GOAL - From the first line of the listing below, retype each line up to and including the one with "import plotly.graph_objects as go"; pictures stay out.

— begin —

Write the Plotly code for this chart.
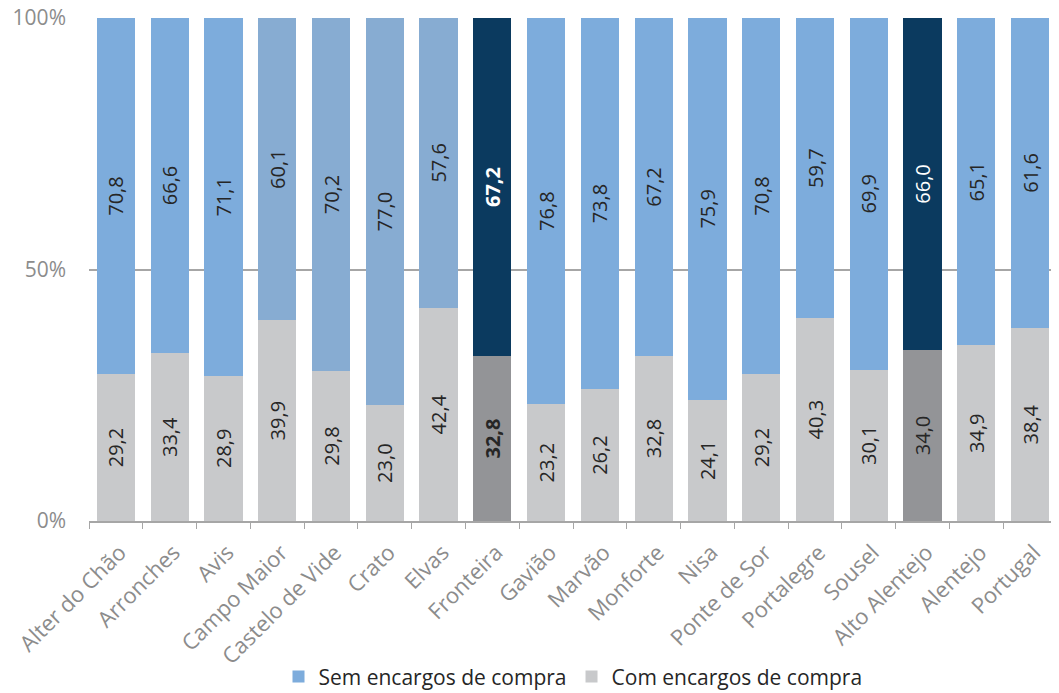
import plotly.graph_objects as go

categories = ["Alter do Chão", "Arronches", "Avis", "Campo Maior", "Castelo de Vide",
              "Crato", "Elvas", "Fronteira", "Gavião", "Marvão", "Monforte", "Nisa",
              "Ponte de Sor", "Portalegre", "Sousel", "Alto Alentejo", "Alentejo", "Portugal"]
sem_encargos = [70.8, 66.6, 71.1, 60.1, 70.2, 77.0, 57.6, 67.2, 76.8, 73.8, 67.2, 75.9,
                70.8, 59.7, 69.9, 66.0, 65.1, 61.6]
com_encargos = [29.2, 33.4, 28.9, 39.9, 29.8, 23.0, 42.4, 32.8, 23.2, 26.2, 32.8, 24.1,
                29.2, 40.3, 30.1, 34.0, 34.9, 38.4]
y_ticks = [0, 50, 100]
y_tick_labels = ["0%", "50%", "100%"]

BLUE = "#7DACDC"
BLUE_GREY = "#87ACD2"
NAVY = "#0B3A5F"
GREY = "#C8C9CB"
DARK_GREY = "#939497"

blue_grey_set = {"Campo Maior", "Castelo de Vide", "Crato", "Elvas"}
dark_set = {"Fronteira", "Alto Alentejo"}
bold_set = {"Fronteira"}


def fmt(v, cat):
    s = f"{v:.1f}".replace(".", ",")
    return f"<b>{s}</b>" if cat in bold_set else s


sem_colors = [NAVY if c in dark_set else (BLUE_GREY if c in blue_grey_set else BLUE) for c in categories]
com_colors = [DARK_GREY if c in dark_set else GREY for c in categories]
sem_text_colors = ["white" if c in dark_set else "#262626" for c in categories]

FONT = "Open Sans"

fig = go.Figure()
fig.add_trace(go.Bar(
    x=categories, y=com_encargos, name="Com encargos de compra",
    marker=dict(color=com_colors, line=dict(width=0)),
    text=[fmt(v, c) for v, c in zip(com_encargos, categories)],
    textposition="inside", insidetextanchor="middle", textangle=-90,
    constraintext="none",
    textfont=dict(family=FONT, size=20, color="#262626"),
    hoverinfo="skip",
))
fig.add_trace(go.Bar(
    x=categories, y=sem_encargos, name="Sem encargos de compra",
    marker=dict(color=sem_colors, line=dict(width=0)),
    text=[fmt(v, c) for v, c in zip(sem_encargos, categories)],
    textposition="inside", insidetextanchor="middle", textangle=-90,
    constraintext="none",
    textfont=dict(family=FONT, size=20, color=sem_text_colors),
    hoverinfo="skip",
))

# page body has an 8px default margin, so the figure is sized to fill the rest
fig.update_layout(
    width=1051, height=685,
    barmode="stack", bargap=0.29,
    plot_bgcolor="white", paper_bgcolor="white",
    margin=dict(l=81, r=2, t=10, b=172, autoexpand=False),
    font=dict(family=FONT, color="#8C8C8C"),
    showlegend=True,
    legend=dict(orientation="h", x=0.5, xanchor="center", y=-0.31, yanchor="middle",
                traceorder="reversed", itemwidth=30,
                font=dict(family=FONT, size=21, color="#262626")),
)
fig.update_xaxes(
    type="category", tickangle=-45, tickson="boundaries", automargin=False,
    ticks="outside", ticklen=6, tickcolor="#A6A6A6",
    showline=True, linecolor="#A6A6A6", linewidth=2,
    showgrid=False,
    ticklabelstandoff=8, ticklabelshift=4,
    tickfont=dict(family=FONT, size=22, color="#8C8C8C"),
)
fig.update_yaxes(
    range=[0, 100], tickvals=y_ticks, ticktext=y_tick_labels, automargin=False,
    ticklabeloverflow="allow",
    showgrid=True, gridcolor="#A6A6A6", gridwidth=2,
    zeroline=False, showline=False, ticks="",
    tickfont=dict(family=FONT, size=21, color="#8C8C8C"),
    ticklabelstandoff=22,
)

fig.write_html("out.html")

— end —

RESPONSE TO THE TASK -
Write the Plotly code for this chart.
import plotly.graph_objects as go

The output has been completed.